> [DATA ENTRIES]
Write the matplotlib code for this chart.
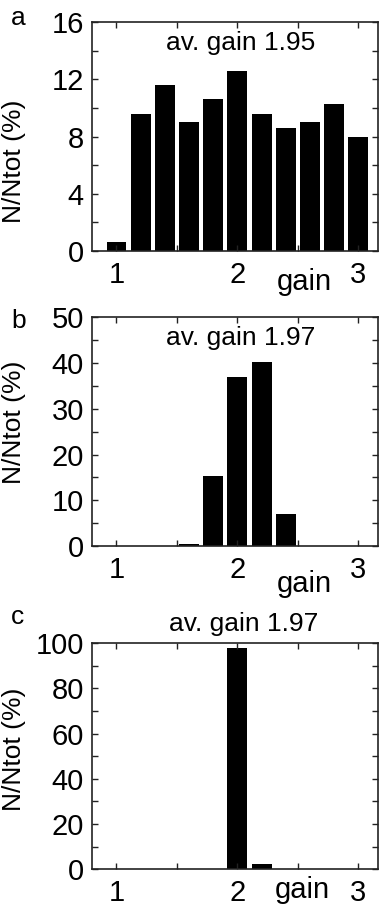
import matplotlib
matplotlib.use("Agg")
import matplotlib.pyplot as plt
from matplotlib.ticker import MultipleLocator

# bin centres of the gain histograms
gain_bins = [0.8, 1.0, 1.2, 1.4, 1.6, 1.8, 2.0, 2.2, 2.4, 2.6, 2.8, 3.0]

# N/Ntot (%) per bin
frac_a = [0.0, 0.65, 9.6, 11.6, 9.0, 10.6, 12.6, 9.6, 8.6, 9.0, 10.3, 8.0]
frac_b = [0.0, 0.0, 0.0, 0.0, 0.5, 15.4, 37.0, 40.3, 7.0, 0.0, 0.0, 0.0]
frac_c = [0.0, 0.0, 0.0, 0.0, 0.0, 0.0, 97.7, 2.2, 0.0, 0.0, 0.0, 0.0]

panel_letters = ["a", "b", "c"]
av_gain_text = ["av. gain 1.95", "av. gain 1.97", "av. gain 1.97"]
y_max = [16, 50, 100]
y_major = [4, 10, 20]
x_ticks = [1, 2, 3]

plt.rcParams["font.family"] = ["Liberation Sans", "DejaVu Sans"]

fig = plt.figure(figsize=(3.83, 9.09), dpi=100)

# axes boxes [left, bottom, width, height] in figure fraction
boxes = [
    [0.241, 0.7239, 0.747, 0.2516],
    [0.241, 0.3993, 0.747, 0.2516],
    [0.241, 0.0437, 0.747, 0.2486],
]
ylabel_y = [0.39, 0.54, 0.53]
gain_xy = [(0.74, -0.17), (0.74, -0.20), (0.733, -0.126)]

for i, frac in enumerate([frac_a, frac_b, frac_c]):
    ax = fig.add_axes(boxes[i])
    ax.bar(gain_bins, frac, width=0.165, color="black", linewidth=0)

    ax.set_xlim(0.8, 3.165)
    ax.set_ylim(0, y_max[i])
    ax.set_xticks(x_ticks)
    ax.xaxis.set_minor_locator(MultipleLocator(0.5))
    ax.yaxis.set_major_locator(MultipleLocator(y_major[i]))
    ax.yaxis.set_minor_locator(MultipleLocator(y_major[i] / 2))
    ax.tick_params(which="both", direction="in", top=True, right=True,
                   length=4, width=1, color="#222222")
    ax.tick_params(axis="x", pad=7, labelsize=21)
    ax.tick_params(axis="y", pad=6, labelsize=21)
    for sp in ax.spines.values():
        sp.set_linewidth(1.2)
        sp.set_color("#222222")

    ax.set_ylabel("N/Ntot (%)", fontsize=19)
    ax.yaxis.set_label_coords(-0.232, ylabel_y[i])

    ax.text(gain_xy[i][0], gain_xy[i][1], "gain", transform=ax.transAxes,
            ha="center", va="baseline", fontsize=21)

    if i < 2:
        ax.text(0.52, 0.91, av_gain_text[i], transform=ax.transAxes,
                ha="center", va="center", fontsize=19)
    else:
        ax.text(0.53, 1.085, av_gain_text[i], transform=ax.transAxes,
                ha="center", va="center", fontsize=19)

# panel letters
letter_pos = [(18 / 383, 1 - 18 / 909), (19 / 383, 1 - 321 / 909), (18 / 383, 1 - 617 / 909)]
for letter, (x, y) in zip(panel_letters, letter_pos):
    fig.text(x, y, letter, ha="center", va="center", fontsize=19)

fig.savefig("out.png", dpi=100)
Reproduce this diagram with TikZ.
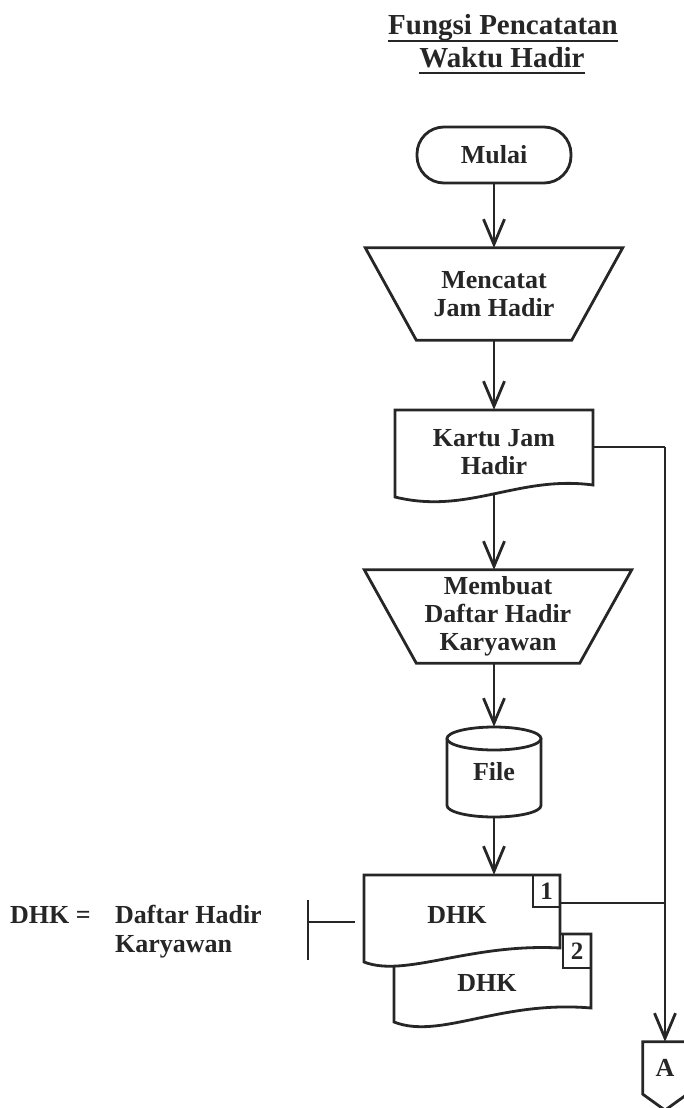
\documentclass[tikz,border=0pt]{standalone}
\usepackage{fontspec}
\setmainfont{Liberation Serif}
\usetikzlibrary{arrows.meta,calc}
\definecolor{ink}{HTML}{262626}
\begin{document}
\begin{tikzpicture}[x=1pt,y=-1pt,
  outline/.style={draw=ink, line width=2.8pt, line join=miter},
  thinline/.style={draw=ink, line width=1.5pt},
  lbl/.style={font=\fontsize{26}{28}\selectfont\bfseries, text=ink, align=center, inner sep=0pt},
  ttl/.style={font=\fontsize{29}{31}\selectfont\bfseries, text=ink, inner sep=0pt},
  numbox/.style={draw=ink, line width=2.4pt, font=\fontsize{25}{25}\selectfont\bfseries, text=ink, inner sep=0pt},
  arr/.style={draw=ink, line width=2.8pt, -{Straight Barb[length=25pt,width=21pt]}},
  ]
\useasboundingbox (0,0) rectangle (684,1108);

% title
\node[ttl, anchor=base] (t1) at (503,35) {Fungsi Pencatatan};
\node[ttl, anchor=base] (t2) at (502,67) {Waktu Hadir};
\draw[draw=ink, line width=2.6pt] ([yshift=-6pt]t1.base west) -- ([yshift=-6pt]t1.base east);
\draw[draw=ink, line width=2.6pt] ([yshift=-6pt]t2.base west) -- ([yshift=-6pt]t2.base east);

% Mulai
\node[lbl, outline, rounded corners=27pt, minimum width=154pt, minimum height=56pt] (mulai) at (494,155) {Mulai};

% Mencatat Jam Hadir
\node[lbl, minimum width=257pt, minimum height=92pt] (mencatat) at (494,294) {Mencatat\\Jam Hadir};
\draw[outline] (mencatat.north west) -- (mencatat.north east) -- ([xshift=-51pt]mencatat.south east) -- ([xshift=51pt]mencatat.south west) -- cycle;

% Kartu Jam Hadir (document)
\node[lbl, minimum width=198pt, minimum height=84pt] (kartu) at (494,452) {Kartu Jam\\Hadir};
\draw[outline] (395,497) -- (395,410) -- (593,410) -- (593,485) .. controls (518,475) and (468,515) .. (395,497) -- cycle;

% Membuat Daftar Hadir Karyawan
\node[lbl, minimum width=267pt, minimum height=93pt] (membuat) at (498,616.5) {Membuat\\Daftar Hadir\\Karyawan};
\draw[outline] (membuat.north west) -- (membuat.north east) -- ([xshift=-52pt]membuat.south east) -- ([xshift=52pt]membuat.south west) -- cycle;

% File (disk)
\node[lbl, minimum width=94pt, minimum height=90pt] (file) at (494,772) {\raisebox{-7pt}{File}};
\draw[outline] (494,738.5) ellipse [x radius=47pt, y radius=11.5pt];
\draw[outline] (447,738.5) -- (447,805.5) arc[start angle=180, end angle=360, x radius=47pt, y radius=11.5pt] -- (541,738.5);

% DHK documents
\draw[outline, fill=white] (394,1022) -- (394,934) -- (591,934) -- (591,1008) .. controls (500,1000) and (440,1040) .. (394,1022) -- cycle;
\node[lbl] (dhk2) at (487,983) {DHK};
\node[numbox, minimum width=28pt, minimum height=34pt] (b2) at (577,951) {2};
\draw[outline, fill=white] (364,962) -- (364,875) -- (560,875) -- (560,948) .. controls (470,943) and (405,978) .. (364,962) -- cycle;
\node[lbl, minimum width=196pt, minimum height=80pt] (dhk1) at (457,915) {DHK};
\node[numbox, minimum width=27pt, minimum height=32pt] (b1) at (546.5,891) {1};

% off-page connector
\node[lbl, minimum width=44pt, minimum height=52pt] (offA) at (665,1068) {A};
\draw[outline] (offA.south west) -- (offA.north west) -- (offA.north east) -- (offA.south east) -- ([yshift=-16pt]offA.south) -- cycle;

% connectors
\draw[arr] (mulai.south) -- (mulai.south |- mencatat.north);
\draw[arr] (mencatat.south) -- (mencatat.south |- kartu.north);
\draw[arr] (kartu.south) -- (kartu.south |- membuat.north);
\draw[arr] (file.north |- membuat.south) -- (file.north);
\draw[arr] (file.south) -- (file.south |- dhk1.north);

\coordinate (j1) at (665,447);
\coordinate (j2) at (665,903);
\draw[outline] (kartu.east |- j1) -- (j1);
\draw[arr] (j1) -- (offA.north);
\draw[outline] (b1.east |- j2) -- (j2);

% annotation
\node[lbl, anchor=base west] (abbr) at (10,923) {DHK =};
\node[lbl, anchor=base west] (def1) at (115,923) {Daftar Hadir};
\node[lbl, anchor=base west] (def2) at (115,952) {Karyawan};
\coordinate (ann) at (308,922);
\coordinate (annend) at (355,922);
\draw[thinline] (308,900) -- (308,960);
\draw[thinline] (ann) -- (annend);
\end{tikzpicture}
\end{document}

> [SHORT PROBLEM]
Exactly reproduce the stretch that starts at the line containing "Reproduce this diagram with TikZ." and ends at the line containing "(395,497) -- cycle;", both ends included; leave any pictures out.

> [EXERCISE ANSWER]
Reproduce this diagram with TikZ.
\documentclass[tikz,border=0pt]{standalone}
\usepackage{fontspec}
\setmainfont{Liberation Serif}
\usetikzlibrary{arrows.meta,calc}
\definecolor{ink}{HTML}{262626}
\begin{document}
\begin{tikzpicture}[x=1pt,y=-1pt,
  outline/.style={draw=ink, line width=2.8pt, line join=miter},
  thinline/.style={draw=ink, line width=1.5pt},
  lbl/.style={font=\fontsize{26}{28}\selectfont\bfseries, text=ink, align=center, inner sep=0pt},
  ttl/.style={font=\fontsize{29}{31}\selectfont\bfseries, text=ink, inner sep=0pt},
  numbox/.style={draw=ink, line width=2.4pt, font=\fontsize{25}{25}\selectfont\bfseries, text=ink, inner sep=0pt},
  arr/.style={draw=ink, line width=2.8pt, -{Straight Barb[length=25pt,width=21pt]}},
  ]
\useasboundingbox (0,0) rectangle (684,1108);

% title
\node[ttl, anchor=base] (t1) at (503,35) {Fungsi Pencatatan};
\node[ttl, anchor=base] (t2) at (502,67) {Waktu Hadir};
\draw[draw=ink, line width=2.6pt] ([yshift=-6pt]t1.base west) -- ([yshift=-6pt]t1.base east);
\draw[draw=ink, line width=2.6pt] ([yshift=-6pt]t2.base west) -- ([yshift=-6pt]t2.base east);

% Mulai
\node[lbl, outline, rounded corners=27pt, minimum width=154pt, minimum height=56pt] (mulai) at (494,155) {Mulai};

% Mencatat Jam Hadir
\node[lbl, minimum width=257pt, minimum height=92pt] (mencatat) at (494,294) {Mencatat\\Jam Hadir};
\draw[outline] (mencatat.north west) -- (mencatat.north east) -- ([xshift=-51pt]mencatat.south east) -- ([xshift=51pt]mencatat.south west) -- cycle;

% Kartu Jam Hadir (document)
\node[lbl, minimum width=198pt, minimum height=84pt] (kartu) at (494,452) {Kartu Jam\\Hadir};
\draw[outline] (395,497) -- (395,410) -- (593,410) -- (593,485) .. controls (518,475) and (468,515) .. (395,497) -- cycle;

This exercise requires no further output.